┌─ Material for this exercise
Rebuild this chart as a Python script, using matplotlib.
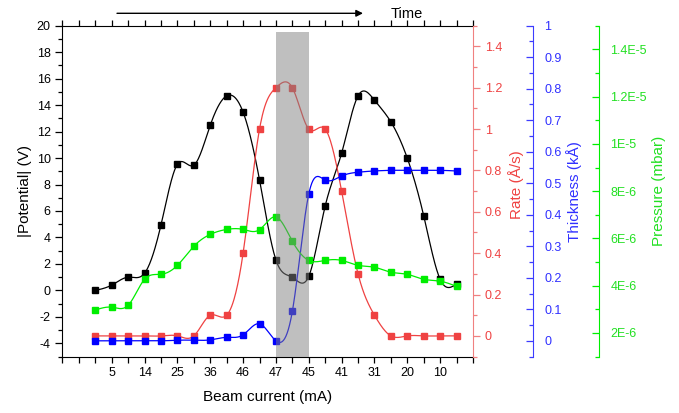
└─
┌─ Material for this exercise
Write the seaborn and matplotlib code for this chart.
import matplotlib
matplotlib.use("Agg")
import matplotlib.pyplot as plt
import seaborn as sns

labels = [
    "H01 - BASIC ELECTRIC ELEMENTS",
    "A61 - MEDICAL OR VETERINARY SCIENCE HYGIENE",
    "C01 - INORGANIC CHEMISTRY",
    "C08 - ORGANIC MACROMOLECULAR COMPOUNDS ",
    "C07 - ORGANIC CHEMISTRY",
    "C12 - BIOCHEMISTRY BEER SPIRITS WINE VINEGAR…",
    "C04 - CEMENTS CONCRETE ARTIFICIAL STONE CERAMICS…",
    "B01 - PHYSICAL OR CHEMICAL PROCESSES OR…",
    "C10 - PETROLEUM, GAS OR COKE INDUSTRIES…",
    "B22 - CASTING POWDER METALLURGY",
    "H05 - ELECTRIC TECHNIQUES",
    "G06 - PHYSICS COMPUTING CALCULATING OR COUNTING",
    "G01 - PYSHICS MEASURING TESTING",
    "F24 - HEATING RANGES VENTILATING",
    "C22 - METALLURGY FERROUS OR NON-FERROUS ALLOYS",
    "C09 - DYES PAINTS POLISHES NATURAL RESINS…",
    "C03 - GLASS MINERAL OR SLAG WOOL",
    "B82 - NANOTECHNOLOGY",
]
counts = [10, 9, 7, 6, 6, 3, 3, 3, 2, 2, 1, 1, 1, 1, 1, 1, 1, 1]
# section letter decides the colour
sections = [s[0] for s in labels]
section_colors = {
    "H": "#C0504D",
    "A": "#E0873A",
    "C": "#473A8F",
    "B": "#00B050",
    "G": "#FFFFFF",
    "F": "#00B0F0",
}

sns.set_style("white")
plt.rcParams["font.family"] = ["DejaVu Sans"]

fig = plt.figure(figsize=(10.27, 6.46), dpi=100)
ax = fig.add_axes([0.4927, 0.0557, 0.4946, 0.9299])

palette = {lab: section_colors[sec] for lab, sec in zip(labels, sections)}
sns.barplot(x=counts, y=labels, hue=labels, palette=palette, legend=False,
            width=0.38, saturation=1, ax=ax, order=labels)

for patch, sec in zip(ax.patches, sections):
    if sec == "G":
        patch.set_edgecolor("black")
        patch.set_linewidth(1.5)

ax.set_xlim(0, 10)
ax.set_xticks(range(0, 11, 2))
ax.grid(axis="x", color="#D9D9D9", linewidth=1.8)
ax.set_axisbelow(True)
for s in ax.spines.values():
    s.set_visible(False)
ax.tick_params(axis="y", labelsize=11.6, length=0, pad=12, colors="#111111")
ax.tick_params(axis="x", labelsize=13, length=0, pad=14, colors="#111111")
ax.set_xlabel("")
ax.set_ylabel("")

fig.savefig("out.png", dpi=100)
└─
┌─ Material for this exercise
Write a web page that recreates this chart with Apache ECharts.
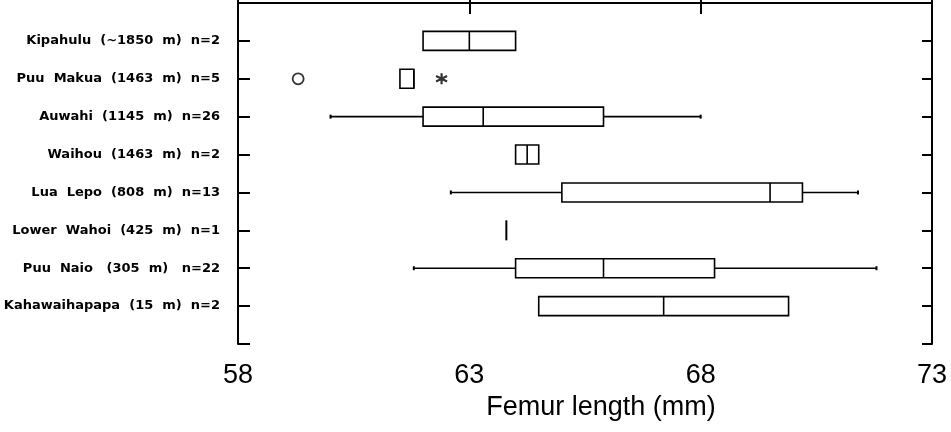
└─
Keep only those lines of the records that hold "seaborn", and return them.

Write the seaborn and matplotlib code for this chart.
import seaborn as sns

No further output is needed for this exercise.